Fundamentados em estudos críticos e na própria experiência em pesquisa e docência em educação e tecnologia, os autores Giselle Martins dos Santos Ferreira, Jaciara de Sá Carvalho, Márcio Silveira Lemgruber e Luiz Alexandre da Silva Rosado estabelecem uma discussão teórica sobre recursos e estratégias pedagógicas de uso de tecnologias digitais em contextos educacionais. Para se contraporem às resistências fundadas em concepções simplistas sobre a relação educação-tecnologia, os autores desafiam essa polarização e propõem o enfrentamento das condições potencialmente adversas aos valores de uma educação voltada à formação de cidadãos críticos. Desse modo, desvelam a ideia de inovação subjacente ao mercado de artefatos digitais produzidos para fins educacionais.
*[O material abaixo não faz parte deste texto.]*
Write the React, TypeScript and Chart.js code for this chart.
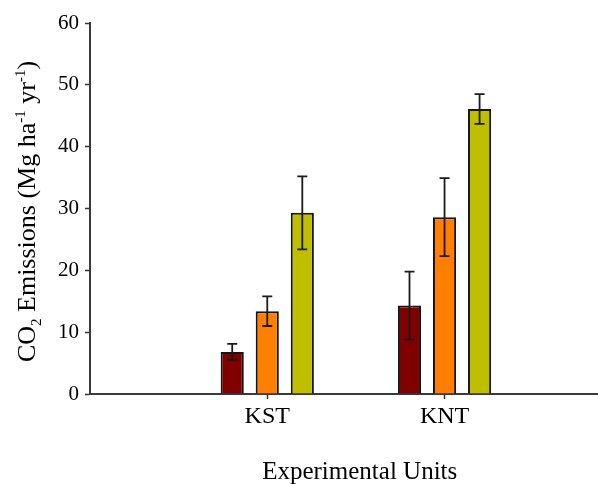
import React, { useEffect, useRef } from "react";
import { Chart, registerables } from "chart.js";

Chart.register(...registerables);

// ---- data ----
const categories = ["KST", "KNT"];
const seriesNames = ["Treatment A", "Treatment B", "Treatment C"];
const seriesDarkRed = [6.8, 14.3];
const errorsDarkRed = [1.3, 5.5];
const seriesOrange = [13.4, 28.6];
const errorsOrange = [2.4, 6.3];
const seriesYellow = [29.3, 46.1];
const errorsYellow = [5.9, 2.4];
const yTickValues = [0, 10, 20, 30, 40, 50, 60];
const xTitle = "Experimental Units";
const yTitleParts: { text: string; kind: "n" | "sub" | "sup" }[] = [
  { text: "CO", kind: "n" },
  { text: "2", kind: "sub" },
  { text: " Emissions (Mg ha", kind: "n" },
  { text: "-1", kind: "sup" },
  { text: " yr", kind: "n" },
  { text: "-1", kind: "sup" },
  { text: ")", kind: "n" },
];

const colors = ["#800000", "#ff8000", "#bfbf00"];
const FONT = "'Liberation Serif', 'Times New Roman', serif";

const errorBarPlugin = {
  id: "errorBars",
  afterDatasetsDraw(chart: any) {
    const ctx = chart.ctx;
    const yScale = chart.scales.y;
    ctx.save();
    ctx.strokeStyle = "#1a1a1a";
    ctx.lineWidth = 1.8;
    chart.data.datasets.forEach((ds: any, i: number) => {
      const meta = chart.getDatasetMeta(i);
      meta.data.forEach((el: any, j: number) => {
        const v = ds.data[j].y;
        const e = ds.errors[j];
        const x = el.x;
        const yHi = yScale.getPixelForValue(v + e);
        const yLo = yScale.getPixelForValue(v - e);
        const cap = 5;
        ctx.beginPath();
        ctx.moveTo(x, yHi);
        ctx.lineTo(x, yLo);
        ctx.moveTo(x - cap, yHi);
        ctx.lineTo(x + cap, yHi);
        ctx.moveTo(x - cap, yLo);
        ctx.lineTo(x + cap, yLo);
        ctx.stroke();
      });
    });
    ctx.restore();
  },
};

const titlesPlugin = {
  id: "richTitles",
  afterDraw(chart: any) {
    const ctx = chart.ctx;
    const area = chart.chartArea;
    ctx.save();
    ctx.fillStyle = "#000";
    // x title
    ctx.font = `25px ${FONT}`;
    ctx.textAlign = "center";
    ctx.textBaseline = "alphabetic";
    ctx.fillText(xTitle, area.left + (area.right - area.left) * 0.532, 479);

    // y title (rotated, with sub/superscripts)
    const mainFont = `26px ${FONT}`;
    const smallFont = `15px ${FONT}`;
    let total = 0;
    const widths = yTitleParts.map((p) => {
      ctx.font = p.kind === "n" ? mainFont : smallFont;
      const w = ctx.measureText(p.text).width;
      total += w;
      return w;
    });
    const cx = 35;
    const cy = (area.top + area.bottom) / 2 + 3;
    ctx.translate(cx, cy);
    ctx.rotate(-Math.PI / 2);
    ctx.textAlign = "left";
    let xPos = -total / 2;
    yTitleParts.forEach((p, i) => {
      ctx.font = p.kind === "n" ? mainFont : smallFont;
      const dy = p.kind === "sub" ? 6 : p.kind === "sup" ? -10 : 0;
      ctx.fillText(p.text, xPos, dy);
      xPos += widths[i];
    });
    ctx.restore();
  },
};

export default function App() {
  const ref = useRef<HTMLCanvasElement | null>(null);

  useEffect(() => {
    if (!ref.current) return;
    const series = [seriesDarkRed, seriesOrange, seriesYellow];
    const errors = [errorsDarkRed, errorsOrange, errorsYellow];
    const chart = new Chart(ref.current, {
      type: "bar",
      data: {
        datasets: series.map((vals, s) => ({
          label: seriesNames[s],
          data: vals.map((v, i) => ({ x: i + 1, y: v })),
          errors: errors[s],
          backgroundColor: colors[s],
          borderColor: "#141414",
          borderWidth: 2,
          categoryPercentage: 0.593,
          barPercentage: 0.66,
        })) as any,
      },
      options: {
        responsive: false,
        animation: false,
        layout: { padding: { top: 23, right: 1, left: 0, bottom: 0 } },
        plugins: {
          legend: { display: false },
          tooltip: { enabled: false },
        },
        scales: {
          x: {
            type: "linear",
            min: 0,
            max: 2.86,
            offset: false,
            afterBuildTicks: (s: any) => {
              s.ticks = categories.map((_, i) => ({ value: i + 1 }));
            },
            ticks: {
              autoSkip: false,
              maxRotation: 0,
              color: "#000",
              padding: 3,
              font: { family: FONT, size: 24 },
              callback: (v: any) => categories[Number(v) - 1] ?? "",
            },
            grid: {
              offset: false,
              drawOnChartArea: false,
              drawTicks: true,
              tickLength: 5,
              tickWidth: 1.5,
              color: "#333",
            },
            border: { display: true, color: "#3a3a3a", width: 2 },
            afterFit: (s: any) => {
              s.height = 90;
            },
          } as any,
          y: {
            min: 0,
            max: 60,
            afterBuildTicks: (s: any) => {
              s.ticks = yTickValues.map((v) => ({ value: v }));
            },
            ticks: {
              color: "#000",
              padding: 6,
              font: { family: FONT, size: 21 },
            },
            grid: {
              drawOnChartArea: false,
              drawTicks: true,
              tickLength: 5,
              tickWidth: 1.5,
              color: "#333",
            },
            border: { display: true, color: "#3a3a3a", width: 2 },
            afterFit: (s: any) => {
              s.width = 90;
            },
          } as any,
        },
      },
      plugins: [errorBarPlugin, titlesPlugin],
    });
    return () => chart.destroy();
  }, []);

  return (
    <div style={{ position: "fixed", left: 0, top: 0, width: 598, height: 484, background: "#fff" }}>
      <canvas ref={ref} width={598} height={484} style={{ display: "block" }} />
    </div>
  );
}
A educação profissional no Estado do Ceará, segundo a crítica marxista, é tema do estudo de Ellen Cristine dos Santos Ribeiro, Thiago Chaves Sabino, José Deribaldo Gomes dos Santos e Betânea Moreira de Moraes em uma pesquisa teórico-bibliográfica. Os autores analisam os princípios, diretrizes, metas e objetivos dessa modalidade de educação, bem como investigam a relação entre formação do estudante e fortalecimento da qualificação profissional e da empregabilidade. O debate produzido propicia a compreensão crítica sobre o projeto de fortalecimento das Escolas Estaduais de Educação Profissional e Tecnológica visando ao desenvolvimento econômico-social do Estado e do País e apontando a debilidade do modelo inspirado pela lógica empresarial.

Enfim, a diversidade de temas, questões, fundamentos teóricos e metodologias evidenciadas nos artigos desta edição da Revista e-Curriculum convida à leitura e ao diálogo com ideias e estudos sobre currículo inter-relacionado com políticas curriculares, diferentes níveis e modalidades educacionais, tecnologias e formação de educadores.

O envolvimento com a urgência de obter os meios indispensáveis ao desenvolvimento científico absorveu as energias de muitos pesquisadores, entre os quais destacam-se os autores que submeteram seus artigos, os pareceristas, a equipe técnica e o conselho editorial, de modo a viabilizar a publicação desta edição no tempo programado. A Revista agradece, pois, a todos os que contribuíram com esta edição.